* Start INFORMATION SHOWN *

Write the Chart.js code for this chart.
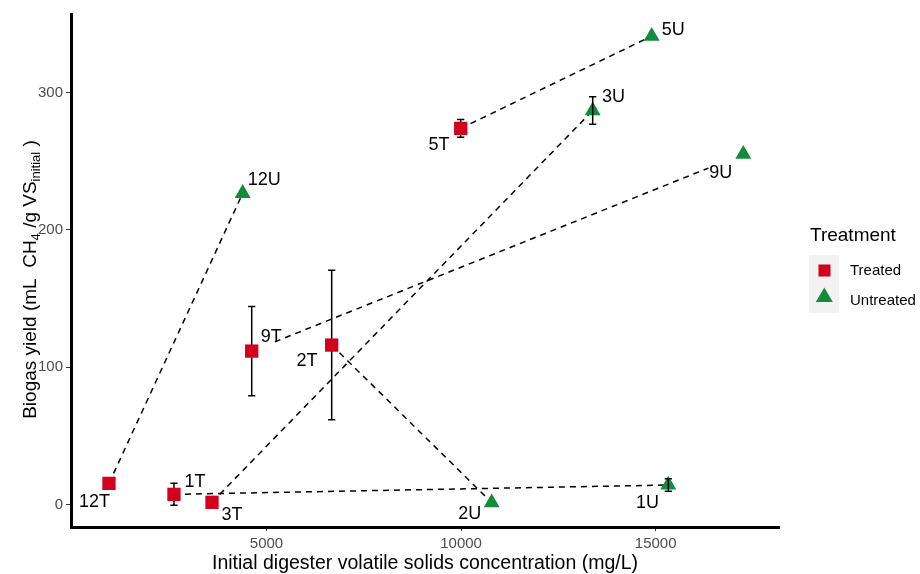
<!DOCTYPE html>
<html>
<head>
<meta charset="utf-8">
<script src="https://cdn.jsdelivr.net/npm/chart.js@4/dist/chart.umd.min.js"></script>
<style>
  html, body { margin: 0; padding: 0; background: #ffffff; }
  canvas { display: block; }
</style>
</head>
<body>
<canvas id="chart" width="920" height="574"></canvas>
<script>
// Digester pairs, treated and untreated, listed in the same pair order
const pairIds = ['12', '1', '3', '9', '2', '5'];

const treatedLabels = ['12T', '1T', '3T', '9T', '2T', '5T'];
const treatedVS = [953, 2623, 3600, 4620, 6675, 9990];          // mg/L
const treatedYield = [15.3, 7.3, 1.5, 111.7, 116.1, 274];        // mL CH4 / g VS
const treatedErr = [0, 8, 0, 32.5, 54.5, 6.5];

const untreatedLabels = ['12U', '1U', '3U', '9U', '2U', '5U'];
const untreatedVS = [4388, 15324, 13381, 17251, 10786, 14897];
const untreatedYield = [226.7, 14.1, 287, 255.3, 1.3, 341.3];
const untreatedErr = [0, 4.5, 10, 0, 0, 0];

const xTicks = [5000, 10000, 15000];
const yTicks = [0, 100, 200, 300];

// ---- styling -------------------------------------------------------------
const RED = '#D1001C';
const GREEN = '#128C3A';
const FONT = '"Liberation Sans", Arial, sans-serif';

// trimmed ends of the connecting segments (fraction of segment length)
const segmentTrimStart = [0, 0, 0, 0.047, 0, 0];
const segmentTrimEnd = [0, 0, 0, 0.071, 0.04, 0];

// label offsets from the marker centre, in pixels
const treatedLabelOffset = [[-14.5, 18.4], [21, -12.6], [20, 12.7], [19.5, -13.7], [-24.7, 15.7], [-21.7, 16.7]];
const untreatedLabelOffset = [[21.5, -13.3], [-20.8, 18.3], [20.8, -13.2], [-22.5, 18.7], [-22, 11], [21.6, -6]];

// ---- datasets ------------------------------------------------------------
const pointsOf = (xs, ys) => xs.map((x, i) => ({ x: x, y: ys[i] }));

const segmentDatasets = pairIds.map((id, i) => {
  const x0 = treatedVS[i], y0 = treatedYield[i];
  const x1 = untreatedVS[i], y1 = untreatedYield[i];
  const a = segmentTrimStart[i], b = 1 - segmentTrimEnd[i];
  return {
    label: 'pair ' + id,
    data: [
      { x: x0 + (x1 - x0) * a, y: y0 + (y1 - y0) * a },
      { x: x0 + (x1 - x0) * b, y: y0 + (y1 - y0) * b }
    ],
    showLine: true,
    borderColor: '#000000',
    borderWidth: 1.5,
    borderDash: [6, 5],
    pointRadius: 0,
    order: 10
  };
});

const datasets = [
  {
    label: 'Treated',
    data: pointsOf(treatedVS, treatedYield),
    pointStyle: 'rect',
    pointRadius: 9.4,
    backgroundColor: RED,
    borderWidth: 0,
    order: 1
  },
  {
    label: 'Untreated',
    data: pointsOf(untreatedVS, untreatedYield),
    pointStyle: 'triangle',
    pointRadius: 9.2,
    backgroundColor: GREEN,
    borderWidth: 0,
    order: 0
  }
].concat(segmentDatasets);

// ---- drawing helpers -----------------------------------------------------
function drawErrorBars(chart, xs, ys, errs) {
  const ctx = chart.ctx;
  const sx = chart.scales.x, sy = chart.scales.y;
  ctx.save();
  ctx.strokeStyle = '#000000';
  ctx.lineWidth = 1.5;
  xs.forEach((x, i) => {
    if (!errs[i]) return;
    const px = sx.getPixelForValue(x);
    const top = sy.getPixelForValue(ys[i] + errs[i]);
    const bot = sy.getPixelForValue(ys[i] - errs[i]);
    ctx.beginPath();
    ctx.moveTo(px, top); ctx.lineTo(px, bot);
    ctx.moveTo(px - 3.6, top); ctx.lineTo(px + 3.6, top);
    ctx.moveTo(px - 3.6, bot); ctx.lineTo(px + 3.6, bot);
    ctx.stroke();
  });
  ctx.restore();
}

function drawPointLabels(chart, xs, ys, labels, offsets) {
  const ctx = chart.ctx;
  const sx = chart.scales.x, sy = chart.scales.y;
  ctx.save();
  ctx.font = '18px ' + FONT;
  ctx.fillStyle = '#000000';
  ctx.textAlign = 'center';
  ctx.textBaseline = 'middle';
  labels.forEach((t, i) => {
    const px = sx.getPixelForValue(xs[i]) + offsets[i][0];
    const py = sy.getPixelForValue(ys[i]) + offsets[i][1];
    ctx.fillText(t, px, py);
  });
  ctx.restore();
}

const yTitleParts = [
  ['Biogas yield (mL  CH', false],
  ['4', true],
  [' /g VS', false],
  ['initial', true],
  [' )', false]
];

const overlayPlugin = {
  id: 'overlay',
  beforeDatasetDraw(chart, args) {
    if (args.index === 0) drawErrorBars(chart, treatedVS, treatedYield, treatedErr);
  },
  afterDatasetDraw(chart, args) {
    if (args.index === 1) drawErrorBars(chart, untreatedVS, untreatedYield, untreatedErr);
  },
  afterDatasetsDraw(chart) {
    drawPointLabels(chart, treatedVS, treatedYield, treatedLabels, treatedLabelOffset);
    drawPointLabels(chart, untreatedVS, untreatedYield, untreatedLabels, untreatedLabelOffset);
  },
  afterDraw(chart) {
    const ctx = chart.ctx;
    const area = chart.chartArea;
    ctx.save();

    // x axis title
    ctx.fillStyle = '#000000';
    ctx.font = '19.5px ' + FONT;
    ctx.textAlign = 'center';
    ctx.textBaseline = 'middle';
    ctx.fillText('Initial digester volatile solids concentration (mg/L)', (area.left + area.right) / 2, 564);

    // y axis title with subscripts
    ctx.save();
    ctx.translate(31, (area.top + area.bottom) / 2 + 9);
    ctx.rotate(-Math.PI / 2);
    ctx.textAlign = 'left';
    ctx.textBaseline = 'middle';
    const fontFor = (sub) => (sub ? '13px ' : '19px ') + FONT;
    let total = 0;
    yTitleParts.forEach(([t, sub]) => { ctx.font = fontFor(sub); total += ctx.measureText(t).width; });
    let cx = -total / 2;
    yTitleParts.forEach(([t, sub]) => {
      ctx.font = fontFor(sub);
      ctx.fillText(t, cx, sub ? 5.5 : 0);
      cx += ctx.measureText(t).width;
    });
    ctx.restore();

    // legend
    ctx.textAlign = 'left';
    ctx.textBaseline = 'middle';
    ctx.font = '19px ' + FONT;
    ctx.fillStyle = '#000000';
    ctx.fillText('Treatment', 810, 236);

    ctx.fillStyle = '#F2F2F2';
    ctx.fillRect(809, 255, 30, 58);

    ctx.fillStyle = RED;
    ctx.fillRect(818.5, 264.5, 12, 12);

    ctx.fillStyle = GREEN;
    ctx.beginPath();
    ctx.moveTo(824.3, 287.5);
    ctx.lineTo(832.8, 302);
    ctx.lineTo(815.8, 302);
    ctx.closePath();
    ctx.fill();

    ctx.fillStyle = '#000000';
    ctx.font = '15px ' + FONT;
    ctx.fillText('Treated', 850, 271);
    ctx.fillText('Untreated', 850, 300.5);

    ctx.restore();
  }
};

// ---- chart ---------------------------------------------------------------
new Chart(document.getElementById('chart'), {
  type: 'scatter',
  data: { datasets: datasets },
  plugins: [overlayPlugin],
  options: {
    responsive: false,
    animation: false,
    events: [],
    layout: { padding: { top: 14, right: 141, left: 0, bottom: 0 } },
    plugins: {
      legend: { display: false },
      tooltip: { enabled: false }
    },
    scales: {
      x: {
        type: 'linear',
        min: -23,
        max: 18168,
        afterBuildTicks: (scale) => { scale.ticks = xTicks.map(v => ({ value: v })); },
        afterFit: (scale) => { scale.height = 47; },
        grid: { display: true, drawOnChartArea: false, drawTicks: true, tickLength: 4, color: '#333333', lineWidth: 1 },
        border: { display: true, color: '#000000', width: 3 },
        ticks: {
          color: '#4D4D4D',
          font: { family: FONT, size: 15 },
          padding: 4,
          maxRotation: 0,
          callback: (v) => String(v)
        }
      },
      y: {
        type: 'linear',
        min: -16.5,
        max: 357.4,
        afterBuildTicks: (scale) => { scale.ticks = yTicks.map(v => ({ value: v })); },
        afterFit: (scale) => { scale.width = 71; },
        grid: { display: true, drawOnChartArea: false, drawTicks: true, tickLength: 5, color: '#333333', lineWidth: 1 },
        border: { display: true, color: '#000000', width: 3 },
        ticks: {
          color: '#4D4D4D',
          font: { family: FONT, size: 15 },
          padding: 3,
          callback: (v) => String(v)
        }
      }
    }
  }
});
</script>
</body>
</html>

* End INFORMATION SHOWN *

Only the lines from the start of the material through the line containing "11], [21.6, -6]];" should be transcribed. Pictures stay out.

Write the Chart.js code for this chart.
<!DOCTYPE html>
<html>
<head>
<meta charset="utf-8">
<script src="https://cdn.jsdelivr.net/npm/chart.js@4/dist/chart.umd.min.js"></script>
<style>
  html, body { margin: 0; padding: 0; background: #ffffff; }
  canvas { display: block; }
</style>
</head>
<body>
<canvas id="chart" width="920" height="574"></canvas>
<script>
// Digester pairs, treated and untreated, listed in the same pair order
const pairIds = ['12', '1', '3', '9', '2', '5'];

const treatedLabels = ['12T', '1T', '3T', '9T', '2T', '5T'];
const treatedVS = [953, 2623, 3600, 4620, 6675, 9990];          // mg/L
const treatedYield = [15.3, 7.3, 1.5, 111.7, 116.1, 274];        // mL CH4 / g VS
const treatedErr = [0, 8, 0, 32.5, 54.5, 6.5];

const untreatedLabels = ['12U', '1U', '3U', '9U', '2U', '5U'];
const untreatedVS = [4388, 15324, 13381, 17251, 10786, 14897];
const untreatedYield = [226.7, 14.1, 287, 255.3, 1.3, 341.3];
const untreatedErr = [0, 4.5, 10, 0, 0, 0];

const xTicks = [5000, 10000, 15000];
const yTicks = [0, 100, 200, 300];

// ---- styling -------------------------------------------------------------
const RED = '#D1001C';
const GREEN = '#128C3A';
const FONT = '"Liberation Sans", Arial, sans-serif';

// trimmed ends of the connecting segments (fraction of segment length)
const segmentTrimStart = [0, 0, 0, 0.047, 0, 0];
const segmentTrimEnd = [0, 0, 0, 0.071, 0.04, 0];

// label offsets from the marker centre, in pixels
const treatedLabelOffset = [[-14.5, 18.4], [21, -12.6], [20, 12.7], [19.5, -13.7], [-24.7, 15.7], [-21.7, 16.7]];
const untreatedLabelOffset = [[21.5, -13.3], [-20.8, 18.3], [20.8, -13.2], [-22.5, 18.7], [-22, 11], [21.6, -6]];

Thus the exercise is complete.